Even though the United States consumes more wine per capita than any other country and wine is produced in all 50 states, according to the Arizona Wine Growers Association, no man or woman can live on wine alone, regretfully. Therefore, to supplement wine sales, savvy Sonoita wineries are branching out. 

For example, Flying Leap distills spirits and packages spices under a subsidiary label Arizona Rub. It sells products at seven retail locations around the state. Wilhelm Family Vineyards opened Tastings & Tapas at Ventana Village Shopping Center at Kolb Road and Sunrise Drive in Tucson last year, pairing their Spanish style wines with tasty Spanish inspired bites prepared in their commercial kitchen. To take wine and adventure to the next level, Wilhelm also organizes and hosts winemaker cruises to different destinations every year – next stop, Italy. 

Even non winemakers are riding the wine wave through Southern Arizona. In February 2018, Pete and Jean Snell – who have owned a PR and marketing agency and Fleet Feet, an athletic shoe store – opened Arizona Wine Collective, a Tucson tasting room in St. Philip’s Plaza. It features wines from up to 18 different Arizona wineries. Believers in local products, Jean said their mission is to turn more people on to Arizona wines.

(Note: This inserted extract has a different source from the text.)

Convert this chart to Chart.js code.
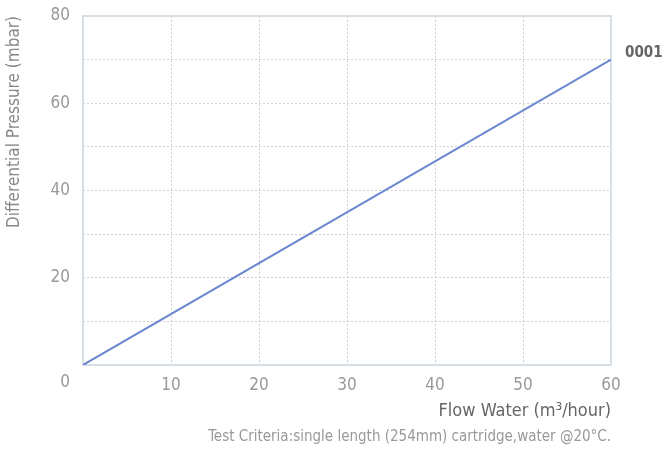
<!DOCTYPE html>
<html>
<head>
<meta charset="utf-8">
<script src="https://cdn.jsdelivr.net/npm/chart.js@4/dist/chart.umd.min.js"></script>
<style>
  html, body { margin: 0; padding: 0; background: #fff; }
  #wrap { width: 667px; height: 457px; position: relative; }
</style>
</head>
<body>
<div id="wrap"><canvas id="c"></canvas></div>
<script>
// pressure drop curve, model 0001
var flowWater = [0, 60];
var pressure = [0, 70];
var seriesName = '0001';
var xTitle = 'Flow Water (m\u00b3/hour)';
var yTitle = 'Differential Pressure (mbar)';
var caption = 'Test Criteria:single length (254mm) cartridge,water @20\u00b0C.';

var font = '"DejaVu Sans Condensed", "Liberation Sans", sans-serif';

var extras = {
    id: 'extras',
    beforeDatasetsDraw: function(chart) {
        var a = chart.chartArea;
        var ctx = chart.ctx;
        ctx.save();
        ctx.strokeStyle = '#d6dee6';
        ctx.lineWidth = 2;
        ctx.strokeRect(a.left, a.top, a.right - a.left, a.bottom - a.top);
        ctx.restore();
    },
    afterDraw: function(chart) {
        var ctx = chart.ctx;
        var a = chart.chartArea;
        var xs = chart.scales.x, ys = chart.scales.y;
        ctx.save();
        // origin label
        ctx.font = '17px ' + font;
        ctx.fillStyle = '#999';
        ctx.textAlign = 'right';
        ctx.textBaseline = 'middle';
        ctx.fillText('0', a.left - 13, a.bottom + 18);
        // series label
        var last = flowWater.length - 1;
        ctx.font = 'bold 15px ' + font;
        ctx.fillStyle = '#666';
        ctx.textAlign = 'left';
        ctx.fillText(seriesName, xs.getPixelForValue(flowWater[last]) + 14, ys.getPixelForValue(pressure[last]) - 7);
        // caption
        ctx.font = '15px ' + font;
        ctx.fillStyle = '#999';
        ctx.textAlign = 'right';
        ctx.fillText(caption, a.right, 437);
        ctx.restore();
    }
};

new Chart(document.getElementById('c'), {
    type: 'line',
    data: {
        labels: flowWater,
        datasets: [{
            label: seriesName,
            data: flowWater.map(function(x, i) { return { x: x, y: pressure[i] }; }),
            borderColor: '#6a87d0',
            borderWidth: 2,
            pointRadius: 0,
            fill: false,
            tension: 0
        }]
    },
    options: {
        responsive: true,
        maintainAspectRatio: false,
        animation: false,
        layout: { padding: { top: 16, right: 56, left: 4, bottom: 35 } },
        plugins: {
            legend: { display: false },
            tooltip: { enabled: false }
        },
        scales: {
            x: {
                type: 'linear',
                min: 0, max: 60,
                grid: { color: '#d0d0d0', drawTicks: false },
                border: { display: false, dash: [2, 2] },
                ticks: {
                    stepSize: 10,
                    padding: 10,
                    color: '#999',
                    font: { family: font, size: 17 },
                    callback: function(v) { return v === 0 ? '' : v; }
                },
                title: {
                    display: true,
                    text: xTitle,
                    align: 'end',
                    color: '#666',
                    font: { family: font, size: 18 },
                    padding: { top: 2, bottom: 0 }
                },
                afterFit: function(s) { s.height = 457 - 365 - 35; }
            },
            y: {
                min: 0, max: 80,
                grid: { color: '#d0d0d0', drawTicks: true, tickLength: 13, tickColor: 'rgba(0,0,0,0)' },
                border: { display: false, dash: [2, 2] },
                ticks: {
                    stepSize: 10,
                    padding: 0,
                    color: '#999',
                    font: { family: font, size: 17 },
                    callback: function(v) { return (v === 0 || v % 20 !== 0) ? '' : v; }
                },
                title: {
                    display: true,
                    text: yTitle,
                    align: 'end',
                    color: '#888',
                    font: { family: font, size: 17 },
                    padding: { top: 0, bottom: 16 }
                },
                afterFit: function(s) { s.width = 83 - 4; }
            }
        }
    },
    plugins: [extras]
});
</script>
</body>
</html>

“After Fleet Feet we were exploring and trying to figure out what our next endeavor would be – so Pete started working part time at Callaghan Vineyards,” Jean said. “Wine and wine tasting had been our hobby for many years, and Pete wanted to know more about the process of making wine.

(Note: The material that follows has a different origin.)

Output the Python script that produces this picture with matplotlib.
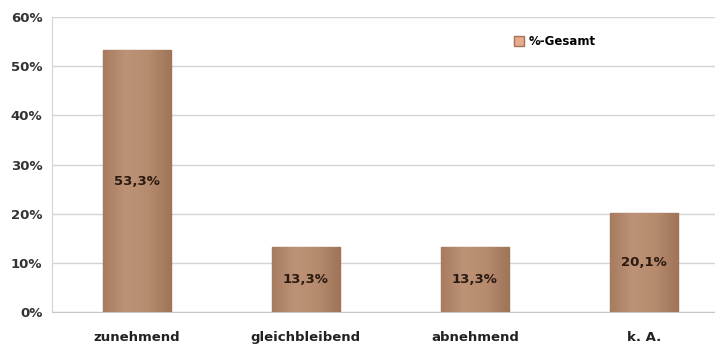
import numpy as np
import matplotlib.pyplot as plt
from matplotlib.colors import LinearSegmentedColormap

# Daten
kategorien = ['zunehmend', 'gleichbleibend', 'abnehmend', 'k. A.']
werte = [53.3, 13.3, 13.3, 20.1]
yticks = [0, 10, 20, 30, 40, 50, 60]

fig = plt.figure(figsize=(7.15, 3.49), dpi=100)
ax = fig.add_axes([0.073, 0.106, 0.927, 0.845])

x = np.arange(len(kategorien))
breite = 0.4
bars = ax.bar(x, werte, width=breite, color='#b68b6e', edgecolor='#9e7458',
              linewidth=1.0, label='%-Gesamt', zorder=3)

# leichter Zylinder-Effekt
cmap = LinearSegmentedColormap.from_list('braun', ['#a67c60', '#bd9276', '#b68b6e', '#a07559'])
grad = np.linspace(0, 1, 100).reshape(1, -1)
for b in bars:
    x0, y0 = b.get_x(), b.get_y()
    img = ax.imshow(grad, cmap=cmap, aspect='auto', zorder=3.5,
                    extent=[x0, x0 + b.get_width(), y0, y0 + b.get_height()])
    img.set_clip_path(b)

# Werte in die Mitte der Balken
for xi, v in zip(x, werte):
    ax.text(xi, v / 2, f'{v:.1f}%'.replace('.', ','), ha='center', va='center',
            fontsize=9.5, fontweight='bold', color='#2a1a10', zorder=4)

ax.set_xlim(-0.5, 3.42)
ax.set_ylim(0, 60)
ax.set_yticks(yticks)
ax.set_yticklabels([f'{t}%' for t in yticks], fontsize=9.5, fontweight='bold', color='#333333')
ax.set_xticks(x)
ax.set_xticklabels(kategorien, fontsize=9.5, fontweight='bold', color='#222222')
ax.tick_params(axis='y', length=0, pad=7)
ax.tick_params(axis='x', length=0, pad=14)
ax.grid(axis='y', color='#d4d4d4', linewidth=1.0, zorder=0)
for s in ['top', 'right']:
    ax.spines[s].set_visible(False)
ax.spines['left'].set_color('#d4d4d4')
ax.spines['bottom'].set_color('#c8c8c8')

leg = ax.legend(loc='upper left', bbox_to_anchor=(0.68, 0.975), frameon=False,
                prop={'size': 8.5, 'weight': 'bold'}, handlelength=0.9, handleheight=0.9,
                handletextpad=0.4)
leg.get_patches()[0].set_facecolor('#e8ab8c')
leg.get_patches()[0].set_edgecolor('#a07558')

fig.savefig('out.png', dpi=100)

“That’s when we discovered that many people really like Arizona wines, but it was not readily available in Tucson. We explored a number of scenarios and came up with a tasting room where people could taste, drink and take home wine from multiple Arizona wineries in one cool spot.

“Truthfully, many folks – including some Arizona winemakers – thought we were crazy to have only Arizona wines,” Jean said, “but we’re passionate about Arizona wine and confident in our ability to make it shine.”